I've never lived in Saskatchewan. But I lived real close to the border when I was growing up in motherfucking Alberta so I think I have been there, however briefly. If the province is anything like Corner Gas, but they drink way more, it must be a fine place to live.

I hear our steaming shit of a Prime Minister got himself wrote into a Corner Gas episode. I also heard he was a natural on the set. Like it would be real difficult for someone who lived in motherfucking Alberta, until he moved into his mansion in Ottawa, to fit in with a bunch of people pretending they are the good, if dim, people of Saskatchewan.

The Prime Minister figures Israel's recent murderous response to its murderous neighbours was measured. I'm thinking Charlie Harper is one fucker you would not want to meet in an icy dark alley in motherfucking Alberta unless you have a hockey stick handy and foil wrapping your knuckles.

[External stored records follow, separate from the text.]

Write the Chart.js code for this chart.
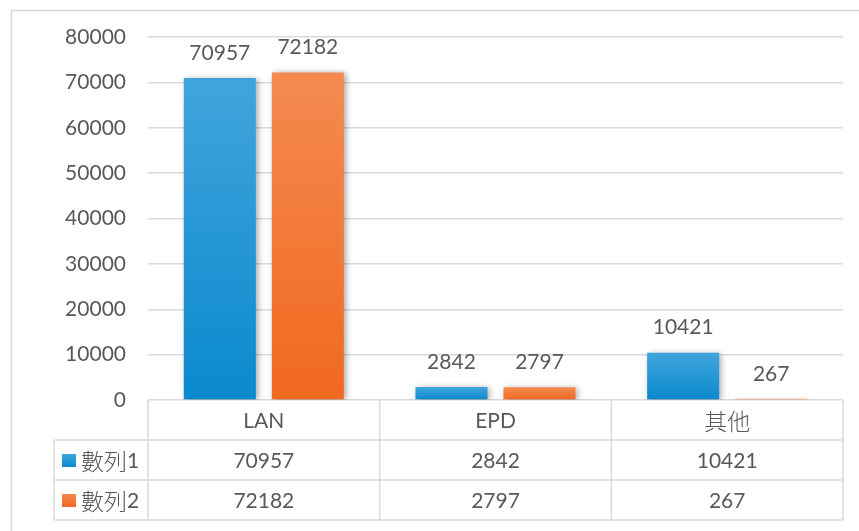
<!DOCTYPE html>
<html><head><meta charset="utf-8">
<script src="https://cdn.jsdelivr.net/npm/chart.js@4/dist/chart.umd.min.js"></script>
<style>html,body{margin:0;padding:0;background:#fff;overflow:hidden}#wrap{width:859px;height:531px;position:relative}</style>
</head><body><div id="wrap"><canvas id="c" width="859" height="531"></canvas></div>
<script>
const categories = ['LAN', 'EPD', '其他'];
const seriesNames = ['數列1', '數列2'];
const series1 = [70957, 2842, 10421];
const series2 = [72182, 2797, 267];
const yMin = 0, yMax = 80000, yStep = 10000;

const FONT = "Lato, 'Noto Sans CJK TC', sans-serif";
const LATIN_FONT = '21px ' + FONT;
const CJK_FONT = "300 23px 'Noto Sans CJK TC', sans-serif";
const TEXT = '#595959';
const LINE = '#D9D9D9';
const colorStops = [['#41A5DC', '#0A89CE'], ['#F58A51', '#F1691F']];

function barGradient(idx) {
  return function (ctx) {
    const chart = ctx.chart;
    if (!chart.chartArea || ctx.type !== 'data') return colorStops[idx][1];
    const y = chart.scales.y;
    const top = y.getPixelForValue(ctx.raw);
    const bot = y.getPixelForValue(0);
    if (!isFinite(top) || bot - top < 1) return colorStops[idx][1];
    const g = chart.ctx.createLinearGradient(0, top, 0, bot);
    g.addColorStop(0, colorStops[idx][0]);
    g.addColorStop(1, colorStops[idx][1]);
    return g;
  };
}

// draw mixed CJK / latin text; align 'left' or 'center'
function mixedText(c, str, x, y, align) {
  const parts = [];
  for (const ch of str) {
    const cjk = /[\u3000-\u9fff]/.test(ch);
    const last = parts[parts.length - 1];
    if (last && last.cjk === cjk) last.s += ch; else parts.push({ s: ch, cjk });
  }
  let total = 0;
  parts.forEach(p => { c.font = p.cjk ? CJK_FONT : LATIN_FONT; p.w = c.measureText(p.s).width; total += p.w; });
  let cx = align === 'center' ? x - total / 2 : x;
  c.textAlign = 'left';
  parts.forEach(p => { c.font = p.cjk ? CJK_FONT : LATIN_FONT; c.fillText(p.s, cx, y); cx += p.w; });
}

const decor = {
  id: 'decor',
  beforeDraw(chart) {
    const c = chart.ctx;
    c.save();
    c.strokeStyle = LINE; c.lineWidth = 1.5;
    c.strokeRect(11.5, 10.5, 900, 600);
    c.restore();
  },
  beforeDatasetsDraw(chart) {
    const c = chart.ctx;
    c.save();
    c.shadowColor = 'rgba(0,0,0,0.35)';
    c.shadowBlur = 6; c.shadowOffsetX = 2; c.shadowOffsetY = 1;
  },
  afterDatasetsDraw(chart) {
    const c = chart.ctx;
    c.restore();
    c.save();
    c.font = LATIN_FONT; c.fillStyle = TEXT;
    c.textAlign = 'center'; c.textBaseline = 'middle';
    chart.data.datasets.forEach((ds, di) => {
      chart.getDatasetMeta(di).data.forEach((el, i) => {
        c.fillText(String(ds.data[i]), el.x, el.y - 25);
      });
    });
    c.restore();
  },
  afterDraw(chart) {
    const c = chart.ctx, a = chart.chartArea, xs = chart.scales.x;
    const n = categories.length;
    const cw = (a.right - a.left) / n;
    const rowH = 40, top = a.bottom, legendLeft = 54;
    c.save();
    c.strokeStyle = LINE; c.lineWidth = 1.5;
    c.beginPath();
    for (let r = 1; r <= 3; r++) {
      c.moveTo(legendLeft, top + r * rowH);
      c.lineTo(a.right, top + r * rowH);
    }
    c.moveTo(legendLeft, top + rowH); c.lineTo(legendLeft, top + 3 * rowH);
    for (let i = 0; i < n; i++) {
      const xl = xs.getPixelForValue(i) - cw / 2;
      c.moveTo(xl, top); c.lineTo(xl, top + 3 * rowH);
    }
    c.moveTo(a.right, top); c.lineTo(a.right, top + 3 * rowH);
    c.stroke();

    c.fillStyle = TEXT; c.textBaseline = 'middle';
    categories.forEach((cat, i) => {
      const xc = xs.getPixelForValue(i);
      mixedText(c, cat, xc, top + rowH / 2 + 1, 'center');
      chart.data.datasets.forEach((ds, di) => {
        mixedText(c, String(ds.data[i]), xc, top + rowH * (di + 1) + rowH / 2 + 1, 'center');
      });
    });
    chart.data.datasets.forEach((ds, di) => {
      const yc = top + rowH * (di + 1) + rowH / 2;
      const g = c.createLinearGradient(0, yc - 6, 0, yc + 7);
      g.addColorStop(0, colorStops[di][0]); g.addColorStop(1, colorStops[di][1]);
      c.fillStyle = g;
      c.fillRect(62, yc - 6, 14, 13);
      c.fillStyle = TEXT;
      mixedText(c, ds.label, 81, yc + 1, 'left');
    });
    c.restore();
  }
};

new Chart(document.getElementById('c'), {
  type: 'bar',
  data: {
    labels: categories,
    datasets: [
      { label: seriesNames[0], data: series1, backgroundColor: barGradient(0) },
      { label: seriesNames[1], data: series2, backgroundColor: barGradient(1) }
    ]
  },
  options: {
    responsive: false, animation: false, devicePixelRatio: 1,
    layout: { padding: { left: 0, right: 16, top: 37, bottom: 131 } },
    datasets: { bar: { categoryPercentage: 0.76, barPercentage: 0.818 } },
    plugins: { legend: { display: false }, tooltip: { enabled: false } },
    scales: {
      x: { display: false },
      y: {
        min: yMin, max: yMax,
        afterFit(s) { s.width = 148; },
        border: { display: false },
        grid: { color: LINE, lineWidth: 1.5, drawTicks: false },
        ticks: { stepSize: yStep, padding: 22, color: TEXT, font: { family: FONT, size: 21 },
                 callback: (v) => String(v) }
      }
    }
  },
  plugins: [decor]
});
</script>
</body></html>
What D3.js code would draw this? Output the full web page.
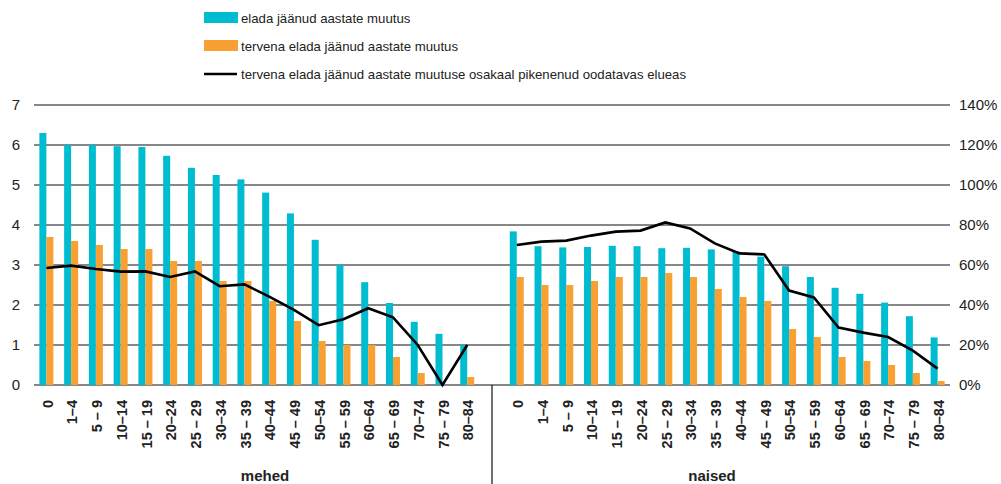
<!DOCTYPE html>
<html>
<head>
<meta charset="utf-8">
<script src="https://cdn.jsdelivr.net/npm/d3@7"></script>
<style>
  body { margin: 0; background: #fff; }
  svg text { font-family: "Liberation Sans", Arial, sans-serif; fill: #222; }
</style>
</head>
<body>
<svg class="chart" width="1001" height="484"></svg>
<script>
var ageGroups = ["0","1–4","5 – 9","10–14","15 – 19","20–24","25 – 29","30–34","35 – 39",
                 "40–44","45 – 49","50–54","55 – 59","60–64","65 – 69","70–74","75 – 79","80–84"];
var groupNames = ["mehed", "naised"];

// elada jäänud aastate muutus
var totalMen   = [6.3, 6.0, 6.0, 5.97, 5.95, 5.73, 5.43, 5.25, 5.14, 4.81, 4.29, 3.63, 3.0, 2.57, 2.05, 1.58, 1.28, 1.0];
var totalWomen = [3.84, 3.47, 3.44, 3.45, 3.48, 3.47, 3.42, 3.43, 3.39, 3.34, 3.21, 2.97, 2.7, 2.43, 2.28, 2.06, 1.72, 1.19];
// tervena elada jäänud aastate muutus
var healthyMen   = [3.7, 3.6, 3.5, 3.4, 3.4, 3.1, 3.1, 2.6, 2.6, 2.1, 1.6, 1.1, 1.0, 1.0, 0.7, 0.3, 0, 0.2];
var healthyWomen = [2.7, 2.5, 2.5, 2.6, 2.7, 2.7, 2.8, 2.7, 2.4, 2.2, 2.1, 1.4, 1.2, 0.7, 0.6, 0.5, 0.3, 0.1];
// osakaal pikenenud oodatavas elueas, %
var shareMen   = [58.5, 59.7, 58, 56.7, 56.8, 54, 56.8, 49.4, 50.3, 44.2, 37.6, 29.9, 32.9, 38.4, 33.8, 20, 0, 20];
var shareWomen = [70, 71.7, 72.2, 74.7, 76.7, 77.2, 81.3, 78.3, 70.8, 65.8, 65.3, 47.2, 43.8, 28.7, 26.2, 24, 17.2, 8.2];

var leftTicks = [0, 1, 2, 3, 4, 5, 6, 7];
var rightTicks = [0, 20, 40, 60, 80, 100, 120, 140];

var legendLabels = ["elada jäänud aastate muutus",
                    "tervena elada jäänud aastate muutus",
                    "tervena elada jäänud aastate muutuse osakaal pikenenud oodatavas elueas"];

(function () {
  var cyan = "#00bcd1", orange = "#f8a032";

  var chart = d3.select("svg.chart"),
      pLeft = 34, pRight = 950, pTop = 105, pBottom = 385;

  // one slot per age group, plus an empty slot between the groups
  var slots = [];
  ageGroups.forEach(function(a, i) { slots.push("m" + i); });
  slots.push("gap");
  ageGroups.forEach(function(a, i) { slots.push("n" + i); });

  var x = d3.scaleBand().domain(slots).range([pLeft, pRight]).padding(0);
  var yL = d3.scaleLinear().domain([0, 7]).range([pBottom, pTop]);
  var yR = d3.scaleLinear().domain([0, 140]).range([pBottom, pTop]);

  var rows = [];
  ageGroups.forEach(function(a, i) {
    rows.push({key: "m" + i, label: a, total: totalMen[i], healthy: healthyMen[i], share: shareMen[i]});
  });
  ageGroups.forEach(function(a, i) {
    rows.push({key: "n" + i, label: a, total: totalWomen[i], healthy: healthyWomen[i], share: shareWomen[i]});
  });

  // grid
  chart.append("g").selectAll("line").data(leftTicks).enter().append("line")
    .attr("x1", pLeft).attr("x2", pRight)
    .attr("y1", function(d) { return yL(d); }).attr("y2", function(d) { return yL(d); })
    .attr("stroke", "#111").attr("stroke-width", 1.2);

  // left axis labels
  chart.append("g").selectAll("text").data(leftTicks).enter().append("text")
    .attr("x", 20).attr("y", function(d) { return yL(d); }).attr("dy", "0.36em")
    .attr("text-anchor", "end").style("font-size", "15px")
    .text(function(d) { return d; });

  // right axis labels
  chart.append("g").selectAll("text").data(rightTicks).enter().append("text")
    .attr("x", 959).attr("y", function(d) { return yR(d); }).attr("dy", "0.36em")
    .style("font-size", "15px")
    .text(function(d) { return d + "%"; });

  var bw = 7, c = x.bandwidth() / 2;

  chart.append("g").selectAll("rect").data(rows).enter().append("rect")
    .attr("x", function(d) { return x(d.key) + c - bw; })
    .attr("y", function(d) { return yL(d.total); })
    .attr("width", bw)
    .attr("height", function(d) { return pBottom - yL(d.total); })
    .attr("fill", cyan);

  chart.append("g").selectAll("rect").data(rows).enter().append("rect")
    .attr("x", function(d) { return x(d.key) + c; })
    .attr("y", function(d) { return yL(d.healthy); })
    .attr("width", bw)
    .attr("height", function(d) { return pBottom - yL(d.healthy); })
    .attr("fill", orange);

  // lines, one per group
  var line = d3.line()
    .x(function(d) { return x(d.key) + c; })
    .y(function(d) { return yR(d.share); });

  [rows.slice(0, 18), rows.slice(18)].forEach(function(g) {
    chart.append("path").datum(g)
      .attr("d", line)
      .attr("fill", "none").attr("stroke", "#000")
      .attr("stroke-width", 2.6).attr("stroke-linejoin", "miter");
  });

  // x labels
  chart.append("g").selectAll("text").data(rows).enter().append("text")
    .attr("transform", function(d) { return "translate(" + (x(d.key) + c + 1) + ",400) rotate(-90)"; })
    .attr("dy", "0.36em").attr("text-anchor", "end")
    .style("font-size", "14.5px").style("font-weight", "bold")
    .text(function(d) { return d.label; });

  // group divider and names
  var gapX = x("gap") + c;
  chart.append("line").attr("x1", gapX).attr("x2", gapX).attr("y1", pBottom).attr("y2", 484)
    .attr("stroke", "#111").attr("stroke-width", 1.2);

  chart.append("g").selectAll("text").data(groupNames).enter().append("text")
    .attr("x", function(d, i) { return i == 0 ? 265 : 712; })
    .attr("y", 481).attr("text-anchor", "middle")
    .style("font-size", "15px").style("font-weight", "bold")
    .text(function(d) { return d; });

  // legend
  var legend = chart.append("g").attr("transform", "translate(204,0)");
  legendLabels.forEach(function(t, i) {
    var cy = 18 + i * 28;
    if (i < 2) {
      legend.append("rect").attr("x", 0).attr("y", cy - 6).attr("width", 34).attr("height", 11)
        .attr("fill", i == 0 ? cyan : orange);
    } else {
      legend.append("line").attr("x1", 0).attr("x2", 33).attr("y1", cy).attr("y2", cy)
        .attr("stroke", "#000").attr("stroke-width", 2.6);
    }
    legend.append("text").attr("x", 37).attr("y", cy).attr("dy", "0.36em")
      .style("font-size", "13.2px").text(t);
  });
})();
</script>
</body>
</html>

Gordie Howe is from Saskatchewan. So is Joni Mitchell. And that's where Screamin' White Jefferson wrote and performed the provincial anthem of Saskatchewan. The song is called "Gin Pig." It is one fuck of a lot catchier than "The Maple Leaf Forever." Saskatchewan rocks like the Riders when they play the Tiger Cats.

If any of you music bloggers out there would be so kind as to make Screamin' White Jefferson's music available on MP3 that would be sweet as The Rough Riders winning the Grey Cup come November.

3 comments:

Nicole said...

Hey...you forgot to mention that I am from SK....

so, exactly where are you?

Ps...wow, was the above thread intense...your dreams and all. I had a dream 3 nights ago that really freaked me out.
My stomach is still turning from it. Sometimes real life is way scarier then our nightmares, hey?

Ps...WTF is with comment mod?
I didn't figure you for that kinda guy!!!!

Ed said...

Damn Beer! I don't have a copy of "Gin Pig", but after doing a bit of research, I've got to get my hands on some Screamin' White Jefferson.

I've got a good friend that married a woman from Moose Jaw. She could empty a bottle with the best of us.

Mr. Beer N. Hockey said...

Saskatchewan women, like Nicole above, are the heart and soul of our bottle happy country.

I have a few records. If I ever get my hands on a Screamin' White Jefferson lp it will be the most treasured of them all except for Anne Murray's.

Void Records, who last distributed Screamin's short catalogue, even released 8-Tracks of his stuff.